Seeing a partner with another woman at a restaurant could be seen as cheating to one person.
For another person, that partner needs to be caught embracing or kissing that woman before it will classified as cheating.
Regardless of differences, we can all agree that cheating can be found in the following acts: spending too much time with another person, calling a particular phone number too often and for too long, sexting, exchanging nudes, sex, lewd chats online, denying marital or relationship status, buying intimate gifts [underwear, lingerie] for another person, being close friends with members of the opposite sex, etc.
Having established some of the most common things that people see as cheating, the question now is, when does cheating become unacceptable?
At what point does it become ‘justifiable’ to dump a partner who has been caught doing something you regard as cheating.
Is it as soon as the cheater is caught, or just when it is reported to you?
Does cheating become unacceptable when a partner cheats once, or after they do the same thing over and over again?
While many people will be quick to say they will leave anyone who cheats on them even once, is it actually sensible to leave someone who cheats and sorely regrets it, promising to never do it again?
Wouldn’t it be better to to give them another chance?
In season two, episode five of Issa Rae’s “Insecure,” Molly discovers that her father had cheated on her mum and instead of dumping him as she should, her mum remained in the marriage and was even all happy and glowing on their 35th wedding anniversary.
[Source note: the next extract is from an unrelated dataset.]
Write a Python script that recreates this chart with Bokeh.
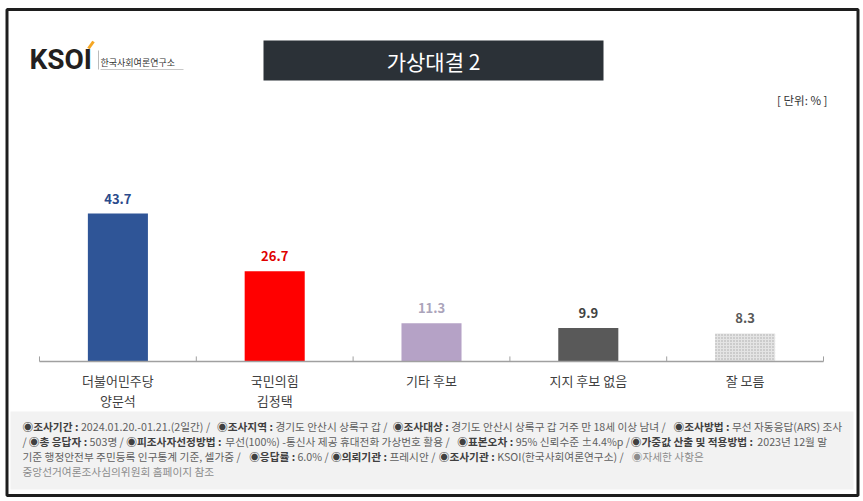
from bokeh.plotting import figure
from bokeh.models import Range1d, FactorRange, ColumnDataSource
from bokeh.core.properties import value
from bokeh.embed import file_html
from bokeh.resources import INLINE

# ---- data ----
categories = ["더불어민주당 양문석", "국민의힘 김정택", "기타 후보", "지지 후보 없음", "잘 모름"]
category_labels = ["더불어민주당\n양문석", "국민의힘\n김정택", "기타 후보", "지지 후보 없음", "잘 모름"]
values = [43.7, 26.7, 11.3, 9.9, 8.3]
value_labels = ["43.7", "26.7", "11.3", "9.9", "8.3"]
bar_colors = ["#2f5597", "#ff0000", "#b5a2c6", "#595959", "#e4e4e4"]
label_colors = ["#2b4a8b", "#e00000", "#aba4ba", "#404040", "#595959"]
hatches = [" ", " ", " ", " ", "."]

title_text = "가상대결 2"
unit_text = "[ 단위: % ]"

footer_lines = [
    [("b", "◉조사기간 : "), ("n", "2024.01.20.-01.21.(2일간)   / "), ("b", "◉조사지역 : "),
     ("n", "경기도 안산시 상록구 갑 / "), ("b", "◉조사대상 : "),
     ("n", "경기도 안산시 상록구 갑 거주 만 18세 이상 남녀 / "), ("b", "◉조사방법 : "),
     ("n", "무선 자동응답(ARS) 조사")],
    [("n", "/ "), ("b", "◉총 응답자 : "), ("n", "503명 / "), ("b", "◉피조사자선정방법 : "),
     ("n", "무선(100%) -통신사 제공 휴대전화 가상번호 활용 / "), ("b", "◉표본오차 : "),
     ("n", "95% 신뢰수준 ±4.4%p / "), ("b", "◉가중값 산출 및 적용방법 : "), ("n", "2023년 12월 말")],
    [("n", "기준 행정안전부 주민등록 인구통계 기준, 셀가중 / "), ("b", "◉응답률 : "), ("n", "6.0% / "),
     ("b", "◉의뢰기관 : "), ("n", "프레시안 / "), ("b", "◉조사기관 : "),
     ("n", "KSOI(한국사회여론연구소) / "), ("l", "◉자세한 사항은")],
    [("l", "중앙선거여론조사심의위원회 홈페이지 참조")],
]

FONT = "Noto Sans CJK KR"
W, H = 862, 500
PAD = 0.2487
Y0, Y1 = -41.06, 106.65

p = figure(width=W, height=H, output_backend="svg", toolbar_location=None,
           x_range=FactorRange(factors=categories, range_padding=PAD,
                               range_padding_units="absolute"),
           y_range=Range1d(Y0, Y1),
           x_axis_location=None, y_axis_location=None, min_border=0)
p.outline_line_color = None
p.grid.visible = False
p.background_fill_color = "white"
p.border_fill_color = "white"

NX = len(categories) + 2 * PAD


def sx(px):  # canvas pixel -> synthetic x
    return -PAD + px * NX / W


def sy(py):  # canvas pixel (from top) -> value units
    return Y1 - py * (Y1 - Y0) / H


src = ColumnDataSource(dict(cat=categories, lab=category_labels, val=values, vl=value_labels,
                            bc=bar_colors, lc=label_colors, hp=hatches))

p.vbar(x="cat", top="val", bottom=0, width=0.383, source=src, fill_color="bc",
       line_color=None, hatch_pattern="hp", hatch_color="#a8a8a8", hatch_scale=3,
       hatch_weight=1)

# baseline + separators
n = len(categories)
p.segment(x0=[0], x1=[n], y0=[0], y1=[0], line_color="#a0a0a0", line_width=1.5)
p.segment(x0=list(range(n + 1)), x1=list(range(n + 1)), y0=[0] * (n + 1), y1=[1.5] * (n + 1),
          line_color="#a0a0a0", line_width=1)

p.text(x="cat", y="val", text="vl", source=src,
       y_offset=-15, text_align="center", text_baseline="middle", text_color="lc",
       text_font=value(FONT), text_font_style="bold", text_font_size="13px")
p.text(x="cat", y=0, text="lab", source=src,
       y_offset=9, text_align="center", text_baseline="top", text_color="#404040",
       text_font=value(FONT), text_font_size="13px", text_line_height=1.1)

# header
p.quad(left=[sx(263)], right=[sx(603)], top=[sy(40)], bottom=[sy(80)],
       fill_color="#2b3137", line_color=None)
p.text(x=[sx(433)], y=[sy(60)], text=[title_text], text_align="center", text_baseline="middle",
       text_color="white", text_font=value(FONT), text_font_size="21px")
p.text(x=[sx(827)], y=[sy(99)], text=[unit_text], text_align="right", text_baseline="middle",
       text_color="#333333", text_font=value(FONT), text_font_size="11.5px")

# logo
p.text(x=[sx(29)], y=[sy(59)], text=["KSOI"], text_align="left", text_baseline="middle",
       text_color="#231f20", text_font=value("Roboto"), text_font_style="bold",
       text_font_size="28px")
p.segment(x0=[sx(88)], y0=[sy(48)], x1=[sx(93)], y1=[sy(41)], line_color="#f5a623", line_width=3)
p.segment(x0=[sx(98)], y0=[sy(50)], x1=[sx(98)], y1=[sy(69)], line_color="#bbbbbb", line_width=1)
p.text(x=[sx(100)], y=[sy(62)], text=["한국사회여론연구소"], text_align="left", text_baseline="middle",
       text_color="#333333", text_font=value(FONT), text_font_size="9px")
p.segment(x0=[sx(100)], y0=[sy(69)], x1=[sx(183)], y1=[sy(69)], line_color="#c8c8c8", line_width=1)

# footer
p.quad(left=[sx(10)], right=[sx(853)], top=[sy(411)], bottom=[sy(489)],
       fill_color="#f2f2f2", line_color=None)


def cw(ch, s, bold):
    o = ord(ch)
    if 0xAC00 <= o <= 0xD7A3 or ch == "◉":
        w = 0.95
    elif ch.isdigit():
        w = 0.57 if bold else 0.555
    elif ch == " ":
        w = 0.22
    elif ch in ".,:":
        w = 0.27
    elif ch in "()":
        w = 0.33
    elif ch == "/":
        w = 0.37
    elif ch == "-":
        w = 0.34
    elif ch == "%":
        w = 0.95
    elif ch == "±":
        w = 0.75
    elif ch.isupper():
        w = 0.64
    else:
        w = 0.57
    return w * s


line1_em = sum(cw(c, 1.0, k == "b") for k, t in footer_lines[0] for c in t)
FS = round(min(11.0, max(9.0, 820.0 / line1_em)), 1)

xs, ys, ts, cs, st = [], [], [], [], []
for i, line in enumerate(footer_lines):
    x = 22
    y = 426 + i * 15
    for kind, t in line:
        xs.append(sx(x))
        ys.append(sy(y))
        ts.append(t)
        cs.append({"b": "#404040", "n": "#5f5f5f", "l": "#8c8c8c"}[kind])
        st.append("bold" if kind == "b" else "normal")
        x += sum(cw(c, FS, kind == "b") for c in t)
fsrc = ColumnDataSource(dict(x=xs, y=ys, t=ts, c=cs, s=st))
p.text(x="x", y="y", text="t", source=fsrc, text_align="left", text_baseline="middle",
       text_color="c", text_font_style="s", text_font=value(FONT), text_font_size=f"{FS}px")

# outer frame
p.quad(left=[sx(6.5)], right=[sx(857.5)], top=[sy(9)], bottom=[sy(495)], fill_color=None,
       line_color="#1e1e1e", line_width=3)

open("out.html", "w").write(file_html(p, INLINE))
[It was at ceremony she found out, actually]
Her mum’s reason? Her husband had made her happy more than he has hurt her!
Now this is not to say everyone who cheats should be pardoned. But it’s just a pointer at some of the mitigating factors that real life people sometimes consider before allowing cheating end their marriages and long-term relationships.
Different strokes for different folks, so the answers to the question will surely differ from person to person.
Regardless of the choices though, it is clear that choosing to remain in a marriage or relationship where one person has cheated is subjective to the circumstances surrounding each case, and how tolerant and forgiving the cheated partners are.